P. P. Lemoqeur a dit…

Je ne les fréquente pas, mais la vie fait que parfois, ne serait-ce que par obligation, ou par hasard,je m'y frotte.
En même temps, pour ce qui est des cuistres et des ignares dont vous parlez, de quel droit leur reprocher d'utiliser ces mots. N'étant pas littéraire de formation, je me sens un peu mais fort humblement extérieur à ce débat. Pour ce qui est des savants, ils font, contrairement à ce pauvre con d'abbé de Lattaignant, la part du mot et de la chose et c'est celle-ci qu'il l'emporte... Mais je sais que vous ne me contredirez pas, les mots appartiennent à tout le monde et c'est peut-être une forme de purisme à l'envers que de refuser à ces gens le droit de s'en servir, même de traviole.
Tenez, tous les jours ou presque, Pascale Clark de France Inter utilise (mal) le terme d'éponyme qu'elle n'est par ailleurs absolument pas obligée d'utiliser. Ca m'a d'abord énervé et puis vous lisant, je me suis calmé, et suivant vos conseils, je considère désormais qu'elle participe à sa manière à l'évolution du mot et qu'un mot qui ne change pas de sens est un mot qui meurt !
C'est pour ça que depuis cet été je ne mets plus de chapeau pour aller au soleil, je mets, c'est bien plus chic, une clepsydre.

Anonyme a dit…

Bin wi!
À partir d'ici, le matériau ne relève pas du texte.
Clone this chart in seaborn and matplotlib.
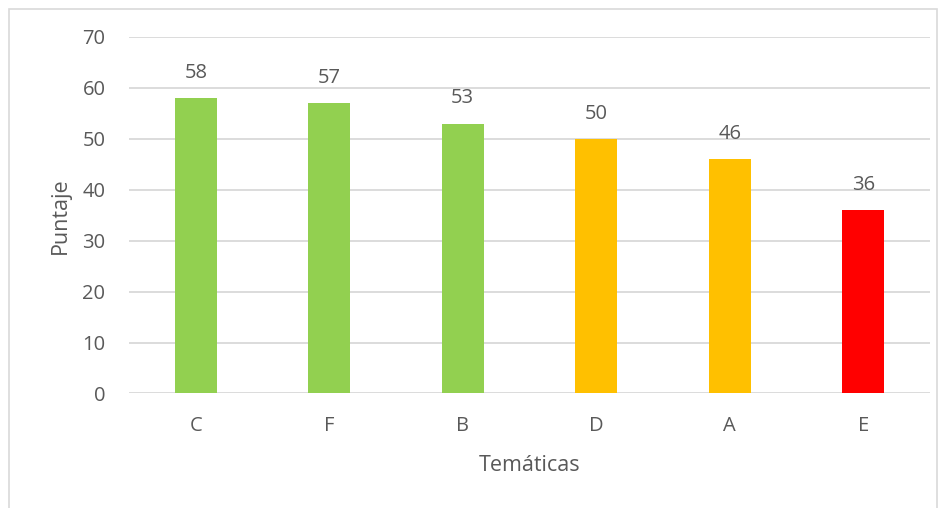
import matplotlib
matplotlib.use("Agg")
import matplotlib.pyplot as plt
import seaborn as sns
import pandas as pd
from matplotlib.patches import Rectangle

categories = ["C", "F", "B", "D", "A", "E"]
scores = [58, 57, 53, 50, 46, 36]
bar_colors = ["#92D050", "#92D050", "#92D050", "#FFC000", "#FFC000", "#FF0000"]
y_ticks = [0, 10, 20, 30, 40, 50, 60, 70]

sns.set_style("white")
plt.rcParams['font.family'] = ['Open Sans', 'DejaVu Sans']
text_color = "#595959"

df = pd.DataFrame({"Temáticas": categories, "Puntaje": scores})

fig = plt.figure(figsize=(9.46, 5.08), dpi=100)
ax = fig.add_axes([0.1364, 0.2254, 0.8467, 0.7018])

sns.barplot(data=df, x="Temáticas", y="Puntaje", hue="Temáticas",
            palette=dict(zip(categories, bar_colors)), width=0.315,
            saturation=1, linewidth=0, legend=False, ax=ax, zorder=3)

for c in ax.containers:
    ax.bar_label(c, padding=11, fontsize=14.5, color=text_color)

ax.set_ylim(0, 70)
ax.set_yticks(y_ticks)
ax.set_xlim(-0.5, len(categories) - 0.5)
ax.yaxis.grid(True, color="#D9D9D9", linewidth=1.3, zorder=0)
ax.set_axisbelow(True)
for s in ax.spines.values():
    s.set_visible(False)
ax.tick_params(axis="both", length=0, labelsize=14.5, labelcolor=text_color)
ax.tick_params(axis="y", pad=17)
ax.tick_params(axis="x", pad=16)
ax.set_xlabel("Temáticas", fontsize=15.5, color=text_color, labelpad=14)
ax.set_ylabel("Puntaje", fontsize=15.5, color=text_color, labelpad=8)

# chart frame
fig.patches.append(Rectangle((9 / 946, -0.05), (937 - 9) / 946, 1 - 9 / 508 + 0.05,
                             transform=fig.transFigure, fill=False,
                             edgecolor="#D9D9D9", linewidth=1.2))

fig.savefig("out.png", dpi=100)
Tranquille, la vie...Et puis les cuistres sont rigolos! Mais l'éponyme au sens propre,ça manque vu qu'on n'a plus les notables pour donner leur nom aux annes..ce qui nous ramèe aux Fastes d'ovide, bouquin fort curieux qui nouq apprend des tas de traditions oubliées et assez marrantes!
Une année éponyme de Sarkozy, ce serait triste!